-- Problem to work on --
Transcribe the material verbatim in full; the pictures do not belong in the copy.
►
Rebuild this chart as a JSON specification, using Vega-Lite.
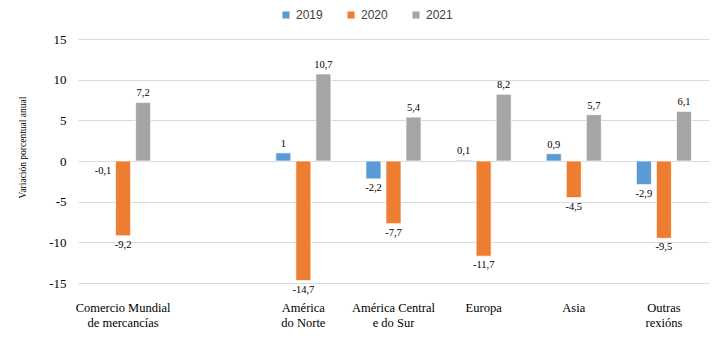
{
  "$schema": "https://vega.github.io/schema/vega-lite/v6.json",
  "autosize": {"type": "none"},
  "padding": {"left": 78, "top": 39, "right": 8, "bottom": 54},
  "width": 631,
  "height": 244,
  "background": "white",
  "data": {
    "values": [
      {"region": "Comercio Mundial de mercancías", "year": "2019", "value": -0.1},
      {"region": "Comercio Mundial de mercancías", "year": "2020", "value": -9.2},
      {"region": "Comercio Mundial de mercancías", "year": "2021", "value": 7.2},
      {"region": "América do Norte", "year": "2019", "value": 1},
      {"region": "América do Norte", "year": "2020", "value": -14.7},
      {"region": "América do Norte", "year": "2021", "value": 10.7},
      {"region": "América Central e do Sur", "year": "2019", "value": -2.2},
      {"region": "América Central e do Sur", "year": "2020", "value": -7.7},
      {"region": "América Central e do Sur", "year": "2021", "value": 5.4},
      {"region": "Europa", "year": "2019", "value": 0.1},
      {"region": "Europa", "year": "2020", "value": -11.7},
      {"region": "Europa", "year": "2021", "value": 8.2},
      {"region": "Asia", "year": "2019", "value": 0.9},
      {"region": "Asia", "year": "2020", "value": -4.5},
      {"region": "Asia", "year": "2021", "value": 5.7},
      {"region": "Outras rexións", "year": "2019", "value": -2.9},
      {"region": "Outras rexións", "year": "2020", "value": -9.5},
      {"region": "Outras rexións", "year": "2021", "value": 6.1}
    ]
  },
  "encoding": {
    "x": {
      "field": "region",
      "type": "nominal",
      "sort": null,
      "scale": {
        "domain": ["Comercio Mundial de mercancías", " ", "América do Norte", "América Central e do Sur", "Europa", "Asia", "Outras rexións"],
        "paddingInner": 0.3333,
        "paddingOuter": 0.1667
      },
      "axis": {
        "title": null,
        "labelAngle": 0,
        "domain": false,
        "ticks": false,
        "grid": false,
        "labelPadding": 18,
        "labelFont": "Liberation Serif",
        "labelFontSize": 12.5,
        "labelColor": "#000000",
        "labelLineHeight": 15,
        "labelExpr": "datum.value == 'Comercio Mundial de mercancías' ? ['Comercio Mundial', 'de mercancías'] : datum.value == 'América do Norte' ? ['América', 'do Norte'] : datum.value == 'América Central e do Sur' ? ['América  Central', 'e do Sur'] : datum.value == 'Outras rexións' ? ['Outras', 'rexións'] : datum.value"
      }
    },
    "xOffset": {
      "field": "year",
      "type": "nominal",
      "scale": {"paddingInner": 0.25, "paddingOuter": 0.125}
    },
    "y": {
      "field": "value",
      "type": "quantitative",
      "scale": {"domain": [-15, 15], "nice": false},
      "axis": {
        "title": "Variación porcentual anual",
        "titleFont": "Liberation Serif",
        "titleFontSize": 9.5,
        "titleFontWeight": "normal",
        "titleColor": "#000000",
        "titleAngle": -90,
        "titleAlign": "center",
        "titleBaseline": "middle",
        "titleX": -56,
        "titleY": 108,
        "values": [-15, -10, -5, 0, 5, 10, 15],
        "domain": false,
        "ticks": false,
        "labelPadding": 12,
        "labelFont": "Liberation Serif",
        "labelFontSize": 13,
        "labelColor": "#000000",
        "gridColor": "#d9d9d9",
        "gridWidth": 1
      }
    }
  },
  "layer": [
    {
      "mark": {"type": "bar", "stroke": "white", "strokeWidth": 0.7},
      "encoding": {
        "color": {
          "field": "year",
          "type": "nominal",
          "scale": {"domain": ["2019", "2020", "2021"], "range": ["#5B9BD5", "#ED7D31", "#A5A5A5"]},
          "legend": {
            "title": null,
            "orient": "none",
            "legendX": 202,
            "legendY": -30,
            "direction": "horizontal",
            "symbolType": "square",
            "symbolSize": 50,
            "symbolStrokeWidth": 0,
            "labelFont": "Liberation Sans",
            "labelFontSize": 12,
            "labelColor": "#404040",
            "labelOffset": 4,
            "columnPadding": 22
          }
        }
      }
    },
    {
      "transform": [{"filter": "datum.value >= 0"}],
      "mark": {"type": "text", "baseline": "bottom", "dy": -4, "font": "Liberation Serif", "fontSize": 10.5, "color": "#000000"},
      "encoding": {"text": {"field": "value", "type": "quantitative", "format": ""}}
    },
    {
      "transform": [{"filter": "datum.value < 0"}],
      "mark": {"type": "text", "baseline": "top", "dy": 4, "font": "Liberation Serif", "fontSize": 10.5, "color": "#000000"},
      "encoding": {"text": {"field": "value", "type": "quantitative", "format": ""}}
    }
  ],
  "config": {
    "view": {"stroke": null},
    "locale": {
      "number": {"decimal": ",", "thousands": ".", "grouping": [3], "currency": ["", " €"], "minus": "-"}
    }
  }
}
◄
-- The completed task --
Rebuild this chart as a JSON specification, using Vega-Lite.
{
  "$schema": "https://vega.github.io/schema/vega-lite/v6.json",
  "autosize": {"type": "none"},
  "padding": {"left": 78, "top": 39, "right": 8, "bottom": 54},
  "width": 631,
  "height": 244,
  "background": "white",
  "data": {
    "values": [
      {"region": "Comercio Mundial de mercancías", "year": "2019", "value": -0.1},
      {"region": "Comercio Mundial de mercancías", "year": "2020", "value": -9.2},
      {"region": "Comercio Mundial de mercancías", "year": "2021", "value": 7.2},
      {"region": "América do Norte", "year": "2019", "value": 1},
      {"region": "América do Norte", "year": "2020", "value": -14.7},
      {"region": "América do Norte", "year": "2021", "value": 10.7},
      {"region": "América Central e do Sur", "year": "2019", "value": -2.2},
      {"region": "América Central e do Sur", "year": "2020", "value": -7.7},
      {"region": "América Central e do Sur", "year": "2021", "value": 5.4},
      {"region": "Europa", "year": "2019", "value": 0.1},
      {"region": "Europa", "year": "2020", "value": -11.7},
      {"region": "Europa", "year": "2021", "value": 8.2},
      {"region": "Asia", "year": "2019", "value": 0.9},
      {"region": "Asia", "year": "2020", "value": -4.5},
      {"region": "Asia", "year": "2021", "value": 5.7},
      {"region": "Outras rexións", "year": "2019", "value": -2.9},
      {"region": "Outras rexións", "year": "2020", "value": -9.5},
      {"region": "Outras rexións", "year": "2021", "value": 6.1}
    ]
  },
  "encoding": {
    "x": {
      "field": "region",
      "type": "nominal",
      "sort": null,
      "scale": {
        "domain": ["Comercio Mundial de mercancías", " ", "América do Norte", "América Central e do Sur", "Europa", "Asia", "Outras rexións"],
        "paddingInner": 0.3333,
        "paddingOuter": 0.1667
      },
      "axis": {
        "title": null,
        "labelAngle": 0,
        "domain": false,
        "ticks": false,
        "grid": false,
        "labelPadding": 18,
        "labelFont": "Liberation Serif",
        "labelFontSize": 12.5,
        "labelColor": "#000000",
        "labelLineHeight": 15,
        "labelExpr": "datum.value == 'Comercio Mundial de mercancías' ? ['Comercio Mundial', 'de mercancías'] : datum.value == 'América do Norte' ? ['América', 'do Norte'] : datum.value == 'América Central e do Sur' ? ['América  Central', 'e do Sur'] : datum.value == 'Outras rexións' ? ['Outras', 'rexións'] : datum.value"
      }
    },
    "xOffset": {
      "field": "year",
      "type": "nominal",
      "scale": {"paddingInner": 0.25, "paddingOuter": 0.125}
    },
    "y": {
      "field": "value",
      "type": "quantitative",
      "scale": {"domain": [-15, 15], "nice": false},
      "axis": {
        "title": "Variación porcentual anual",
        "titleFont": "Liberation Serif",
        "titleFontSize": 9.5,
        "titleFontWeight": "normal",
        "titleColor": "#000000",
        "titleAngle": -90,
        "titleAlign": "center",
        "titleBaseline": "middle",
        "titleX": -56,
        "titleY": 108,
        "values": [-15, -10, -5, 0, 5, 10, 15],
        "domain": false,
        "ticks": false,
        "labelPadding": 12,
        "labelFont": "Liberation Serif",
        "labelFontSize": 13,
        "labelColor": "#000000",
        "gridColor": "#d9d9d9",
        "gridWidth": 1
      }
    }
  },
  "layer": [
    {
      "mark": {"type": "bar", "stroke": "white", "strokeWidth": 0.7},
      "encoding": {
        "color": {
          "field": "year",
          "type": "nominal",
          "scale": {"domain": ["2019", "2020", "2021"], "range": ["#5B9BD5", "#ED7D31", "#A5A5A5"]},
          "legend": {
            "title": null,
            "orient": "none",
            "legendX": 202,
            "legendY": -30,
            "direction": "horizontal",
            "symbolType": "square",
            "symbolSize": 50,
            "symbolStrokeWidth": 0,
            "labelFont": "Liberation Sans",
            "labelFontSize": 12,
            "labelColor": "#404040",
            "labelOffset": 4,
            "columnPadding": 22
          }
        }
      }
    },
    {
      "transform": [{"filter": "datum.value >= 0"}],
      "mark": {"type": "text", "baseline": "bottom", "dy": -4, "font": "Liberation Serif", "fontSize": 10.5, "color": "#000000"},
      "encoding": {"text": {"field": "value", "type": "quantitative", "format": ""}}
    },
    {
      "transform": [{"filter": "datum.value < 0"}],
      "mark": {"type": "text", "baseline": "top", "dy": 4, "font": "Liberation Serif", "fontSize": 10.5, "color": "#000000"},
      "encoding": {"text": {"field": "value", "type": "quantitative", "format": ""}}
    }
  ],
  "config": {
    "view": {"stroke": null},
    "locale": {
      "number": {"decimal": ",", "thousands": ".", "grouping": [3], "currency": ["", " €"], "minus": "-"}
    }
  }
}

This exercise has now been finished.